Re: Help with subject to existing morgage offer - Posted by TomC (Md)
Posted by TomC (Md) on March 03, 2000 at 23:53:30:
Jason: I think you need to slow down a little, unless you have had some conversations already with either the seller or Realtor about this. Too much too soon while blow the whole thing up.
First, on asking an agent to take a note for the commission: If the agent is an employee of a brokerage, you might have a hard time with this. This is because up to 50% of the commision can go to the brokerage, not the agent. The agent may not be even able to get the boss to take a note. Your best shot on a “note for the commision” deal is a self-employed broker, who does not need to answer to anyone else.
Second, it sounds like you are revealing too much of the process if you try to explain it in the offer. Also, do you have any idea if $117K is a fair price. If so, tell us how.
Just for kicks, how about this for a scenario (And I’m assuming this may be your first meeting on this property and the property will appraise for 117K):
First, convince the seller that they have the property sold. Do this by offering a “normal” contract that the realtor is used to seeing. Maybe offer just enough to cover the mortgage balance and commission, like $103K. Tell them that you will apply for a mortgage 1st thing on Monday. Make sure to include finance and inspection “weasel” contingencies. Give them a check deposit for $500, but in the contract have the wording that the check is not to be deposited until removal of the inspection contingency. Act with confidence that this deal will happen just like they expect.

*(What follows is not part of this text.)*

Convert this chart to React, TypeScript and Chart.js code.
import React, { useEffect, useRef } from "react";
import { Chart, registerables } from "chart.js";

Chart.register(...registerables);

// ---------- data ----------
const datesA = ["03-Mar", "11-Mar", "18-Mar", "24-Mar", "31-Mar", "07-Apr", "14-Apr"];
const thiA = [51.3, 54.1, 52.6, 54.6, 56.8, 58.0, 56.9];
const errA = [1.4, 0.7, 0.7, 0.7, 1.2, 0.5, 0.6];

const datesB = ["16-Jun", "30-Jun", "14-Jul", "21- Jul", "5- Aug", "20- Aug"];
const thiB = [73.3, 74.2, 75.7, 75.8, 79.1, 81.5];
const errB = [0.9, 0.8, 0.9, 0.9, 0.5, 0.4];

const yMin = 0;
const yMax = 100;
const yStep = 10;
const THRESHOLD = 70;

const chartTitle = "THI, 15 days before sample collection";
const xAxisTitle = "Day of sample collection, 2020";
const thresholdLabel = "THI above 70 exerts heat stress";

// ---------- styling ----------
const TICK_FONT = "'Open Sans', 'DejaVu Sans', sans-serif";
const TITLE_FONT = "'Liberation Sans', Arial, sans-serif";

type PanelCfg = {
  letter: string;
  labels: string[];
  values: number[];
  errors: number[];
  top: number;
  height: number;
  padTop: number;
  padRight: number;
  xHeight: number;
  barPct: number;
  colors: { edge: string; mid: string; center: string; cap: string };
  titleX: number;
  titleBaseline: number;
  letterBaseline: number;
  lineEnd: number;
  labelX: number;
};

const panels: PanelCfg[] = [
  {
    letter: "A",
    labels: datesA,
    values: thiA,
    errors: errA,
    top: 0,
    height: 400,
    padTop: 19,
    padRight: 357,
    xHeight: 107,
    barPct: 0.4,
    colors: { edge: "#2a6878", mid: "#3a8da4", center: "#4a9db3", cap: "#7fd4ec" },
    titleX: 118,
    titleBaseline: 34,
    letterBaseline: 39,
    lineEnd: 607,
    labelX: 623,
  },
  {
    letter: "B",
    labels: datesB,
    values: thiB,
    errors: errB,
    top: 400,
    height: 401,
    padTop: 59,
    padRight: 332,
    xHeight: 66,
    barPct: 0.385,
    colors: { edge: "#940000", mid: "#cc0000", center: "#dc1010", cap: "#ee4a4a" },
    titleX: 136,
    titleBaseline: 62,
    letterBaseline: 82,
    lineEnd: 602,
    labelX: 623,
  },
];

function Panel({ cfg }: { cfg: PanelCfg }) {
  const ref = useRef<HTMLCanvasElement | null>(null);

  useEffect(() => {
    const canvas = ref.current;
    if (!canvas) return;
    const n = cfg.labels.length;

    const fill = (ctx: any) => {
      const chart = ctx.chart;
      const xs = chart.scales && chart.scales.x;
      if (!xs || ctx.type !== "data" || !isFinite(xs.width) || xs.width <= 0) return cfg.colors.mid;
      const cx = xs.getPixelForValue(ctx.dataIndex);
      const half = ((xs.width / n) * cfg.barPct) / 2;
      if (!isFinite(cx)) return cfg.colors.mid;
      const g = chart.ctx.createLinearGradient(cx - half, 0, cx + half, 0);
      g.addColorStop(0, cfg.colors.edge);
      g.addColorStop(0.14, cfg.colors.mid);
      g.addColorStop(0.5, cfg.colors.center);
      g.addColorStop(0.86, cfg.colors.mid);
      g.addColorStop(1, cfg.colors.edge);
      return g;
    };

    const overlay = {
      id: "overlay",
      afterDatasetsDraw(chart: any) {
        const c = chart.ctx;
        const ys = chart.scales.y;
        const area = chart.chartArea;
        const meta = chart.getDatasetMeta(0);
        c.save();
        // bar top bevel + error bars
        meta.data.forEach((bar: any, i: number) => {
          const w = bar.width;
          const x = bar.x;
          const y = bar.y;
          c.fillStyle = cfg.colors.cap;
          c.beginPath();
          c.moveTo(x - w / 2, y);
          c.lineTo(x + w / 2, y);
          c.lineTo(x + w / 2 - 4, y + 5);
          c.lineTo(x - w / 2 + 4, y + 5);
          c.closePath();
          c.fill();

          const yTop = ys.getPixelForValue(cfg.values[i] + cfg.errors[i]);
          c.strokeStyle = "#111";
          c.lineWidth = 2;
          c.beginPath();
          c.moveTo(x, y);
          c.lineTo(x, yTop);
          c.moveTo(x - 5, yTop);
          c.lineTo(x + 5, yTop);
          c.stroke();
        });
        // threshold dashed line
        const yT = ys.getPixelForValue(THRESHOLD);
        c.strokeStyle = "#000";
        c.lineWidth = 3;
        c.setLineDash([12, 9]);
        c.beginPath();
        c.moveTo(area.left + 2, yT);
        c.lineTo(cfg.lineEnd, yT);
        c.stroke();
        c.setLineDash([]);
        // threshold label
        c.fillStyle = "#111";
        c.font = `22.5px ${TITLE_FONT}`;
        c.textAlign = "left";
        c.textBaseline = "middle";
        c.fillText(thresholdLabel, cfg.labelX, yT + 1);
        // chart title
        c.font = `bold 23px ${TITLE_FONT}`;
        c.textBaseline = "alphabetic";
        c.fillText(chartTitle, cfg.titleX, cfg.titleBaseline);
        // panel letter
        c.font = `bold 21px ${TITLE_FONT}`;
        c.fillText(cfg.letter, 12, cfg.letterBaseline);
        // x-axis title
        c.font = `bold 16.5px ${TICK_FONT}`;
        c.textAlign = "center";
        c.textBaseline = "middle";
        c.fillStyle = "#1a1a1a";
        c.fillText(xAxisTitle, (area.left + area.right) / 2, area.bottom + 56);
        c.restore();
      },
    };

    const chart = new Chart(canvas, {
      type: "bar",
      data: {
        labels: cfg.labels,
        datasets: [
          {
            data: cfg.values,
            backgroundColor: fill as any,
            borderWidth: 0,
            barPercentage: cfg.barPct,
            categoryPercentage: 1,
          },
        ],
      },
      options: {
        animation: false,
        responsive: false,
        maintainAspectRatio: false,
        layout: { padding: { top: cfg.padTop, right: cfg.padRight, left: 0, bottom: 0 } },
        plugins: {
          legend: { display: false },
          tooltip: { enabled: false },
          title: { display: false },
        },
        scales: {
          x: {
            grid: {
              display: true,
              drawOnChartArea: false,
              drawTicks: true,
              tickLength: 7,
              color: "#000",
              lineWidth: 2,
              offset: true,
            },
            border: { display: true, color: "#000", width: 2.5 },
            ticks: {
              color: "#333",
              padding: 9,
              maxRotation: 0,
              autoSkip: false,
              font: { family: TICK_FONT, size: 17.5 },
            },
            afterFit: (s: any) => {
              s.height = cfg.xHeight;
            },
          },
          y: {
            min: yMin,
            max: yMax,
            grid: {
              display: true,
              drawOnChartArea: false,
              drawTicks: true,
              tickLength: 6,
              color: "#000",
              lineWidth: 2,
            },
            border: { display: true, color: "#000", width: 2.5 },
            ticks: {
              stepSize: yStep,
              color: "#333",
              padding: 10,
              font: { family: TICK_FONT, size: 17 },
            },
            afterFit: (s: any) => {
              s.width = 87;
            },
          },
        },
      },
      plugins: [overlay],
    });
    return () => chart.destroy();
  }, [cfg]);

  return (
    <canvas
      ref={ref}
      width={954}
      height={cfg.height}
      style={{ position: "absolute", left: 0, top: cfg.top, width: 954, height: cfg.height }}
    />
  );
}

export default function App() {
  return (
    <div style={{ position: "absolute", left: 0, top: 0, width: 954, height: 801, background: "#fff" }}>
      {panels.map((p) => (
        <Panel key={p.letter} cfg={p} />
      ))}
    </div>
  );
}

If they bite on an offer where they would walk away at settlement with no cash, then you may have something. And if they accept it without a counter, you may have a motivated seller.
If they do accept it, you have accomplished one thing. You have made the seller feel relieved, since the house is now sold. In thier mind, the house is off the market.
Now you wait a few days, and get back in touch with the seller/Realtor. Tell them you have some financing issues, and you need to meet with them. Don’t tell them what the issue is over the phone.
Tell them in person that the financing may not go through, and then mention the idea of you “taking over the payments”. Get a reaction to that. Again, do not mention all that “Land trust mumbo-jumbo” (That is what the seller would call it if you try to explain it.)
Only after they agree to the “taking over you payments” idea, do you start talking about the exact mechanics of the transaction. Even better would be for you to already know a attorney or title co. to tell them what to do as the closing process gets under way.
Well, it’s late and I still have work to do, so I’ll stop here. I hope this gives you some ideas, and maybe you will get some more input from others.